16 'super-Earths' found outside solar system

It's not like aliens put up a welcome banner or anything, but scientists now have newly identified at least one planet that could potentially sustain life.

The European Southern Observatory has just announced the discovery of more than 50 new exoplanets (planets outside our solar system), including 16 super-Earths (planets whose mass is between one and 10 times that of our own planet).

One of these planets in particular could theoretically be home to life if conditions are right. It's called HD 85512 b, and scientists say it's about 3.6 times the mass of the Earth. This planet is about 35 light years from Earth. Its location with respect to its star suggests that this planet could have liquid water under certain circumstances.

Don't get too excited, though; there's a lot more work to be done to explore whether this planet is truly fit for life, in addition to whether there are alien life forms there.

The discovery comes from High Accuracy Radial Velocity Planet Searcher, or HARPS. HARPS is located at the La Silla Observatory in Chile, and is part of a telescope that's nearly 12 feet long.

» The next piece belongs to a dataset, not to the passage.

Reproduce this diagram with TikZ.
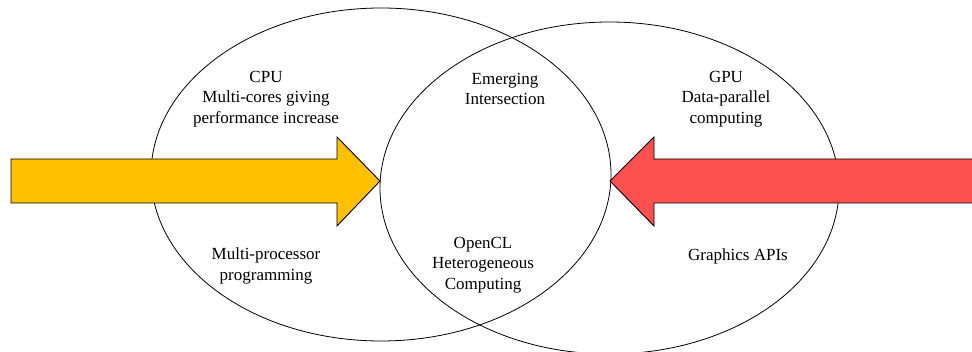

Here's how it works, according to ESO: When a planet orbits a star, the star move towards and away from the person who's stargazing on Earth in a regular fashion. That's called a change in radial velocity. Because of the Doppler effect, changes in radial velocity makes the star's light spectrum move towards longer wavelengths when it's moving away, and towards shorter wavelengths as it gets closer. HARPS can detect this shift in the spectrum, and infer that there is a planet present.